Delegates had a lot to celebrate as they convened for the CFT’s 100th Anniversary celebration in March.

The state’s largest local union, United Teachers Los Angeles, had held a wildly successful strike less than two months earlier. And the union’s block of classified employee members were set to begin the CFT’s second century with their highest union profile yet.

Over the next three days, the delegates would vote to rebrand the Federation to highlight their role, and to elect a classified employee to the union’s second-highest post.

“When I joined in 2001,” said incoming CFT Secretary Treasurer Luukia Smith, “there was never a thought that a classified employee would sit at this level of leadership.”

No event at the Los Angeles convention was more fundamental – or cathartic – than voting to rebrand and be known as “CFT: A Union of Educators and Classified Professionals.”

Delegates to the 2016 Convention had resolved to explore a name change, and the CFT created a task force that has since met several times to discuss alternatives.

This year’s Resolution 1 said, “Because of our name, the CFT is known as a teachers’ union,” adding, “We are equally proud to represent a broad spectrum of educational workers.”

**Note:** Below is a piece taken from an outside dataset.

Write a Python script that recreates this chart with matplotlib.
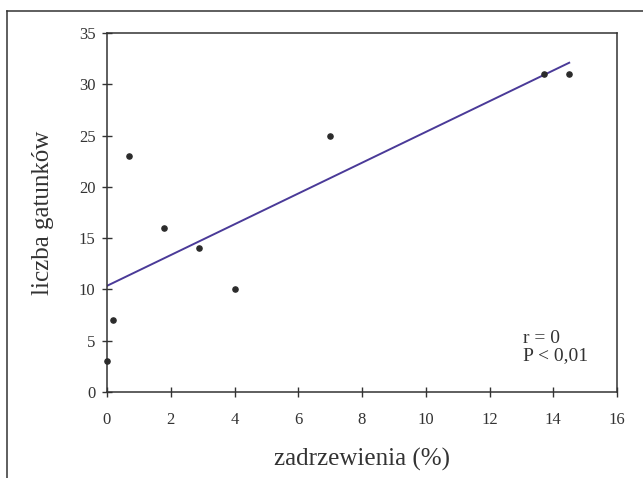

“A name tells the public who we are,” the resolution continued. “CFT classified members have long wanted a name that reflects their membership.”

The resolution also promised internal and public education campaigns that reaffirm “the value of all our members, particularly our classified members.”

The bottom line, said Smith, is that CFT will make a bigger consistent effort to educate parents that “many people are involved in a child’s education. A child probably sees three or four classified employees before they even get to the classroom.”

Since her election, the incoming secretary treasurer has been studying “the lay of the land,” including the CFT Constitution & Bylaws and staff contracts. Union accounting and financial matters are handled through the CFT Administrative office in Burbank. She is confident the Federation is on solid economic ground.

“Right now we’re sitting pretty good. We were worried about Janus and cut our budget in the event that membership dropped. The issue of funding public education is also in a good place. The UTLA strike set the bar higher.”

Council of Classified Employees delegates elected Lawndale Federation President Carl Williams to succeed Smith as CCE president. They also elected San Diego’s Tina Solórzano Fletcher as Southern Vice President, San Francisco’s Janet Eberhardt as Northern Vice President, and Cindy Lopez from El Camino College, as secretary.

“The rebranding was a big deal, a good start,” Williams said, “but there’s so much more. It just gets better from here.”

Williams sees his biggest challenge as motivating local union leaders to get active. He has led the Lawndale Federation since 2008, regularly attends CFT trainings, and has been an officer of the CCE, but has no direct experience with many locals.

“I’ve only seen them on paper,” he said. “We need to bring everyone together. Each local is autonomous, but we still need each other.”

Williams plans to pull all classified presidents together for legislative training, and to get real numbers on how many members have left since the Supreme Court’s Janus decision last year.

Smith was recently released from El Camino College and Williams has gone on leave from Lawndale. Both will be based at the CFT Burbank office. The new leaders take office on May 24, at the close of Classified School Employees Appreciation Week.

Classified employees win national recognition

The AFT also shined a national spotlight on classified staff by lobbying Congress to recognize their vital role in education. Democratic Senator Patty Murray of Washington and U.S. Rep. Dina Titus of Nevada sponsored the Recognize Inspiring School Employees (RISE) Act.

“What’s amazing about RISE,” said AFT President Randi Weingarten, “is that a bipartisan bill passed the Senate unanimously in an era of deep political division.”

Nominees from each state will be judged on their work, their involvement at school and in the community, their leadership and commitment, and enhancing the image of classified employees. The national winner will be recognized at an annual Classified School Employees Week event. Only classified staff in K-12 schools are currently eligible for the new award.

“Anyone who works in a school will tell you that non-teaching staff are essential to the work we do,” Weingarten said. “This is the culmination of a tremendous effort by our members and leaders to raise the profile of some of the hardest-working people in our schools.”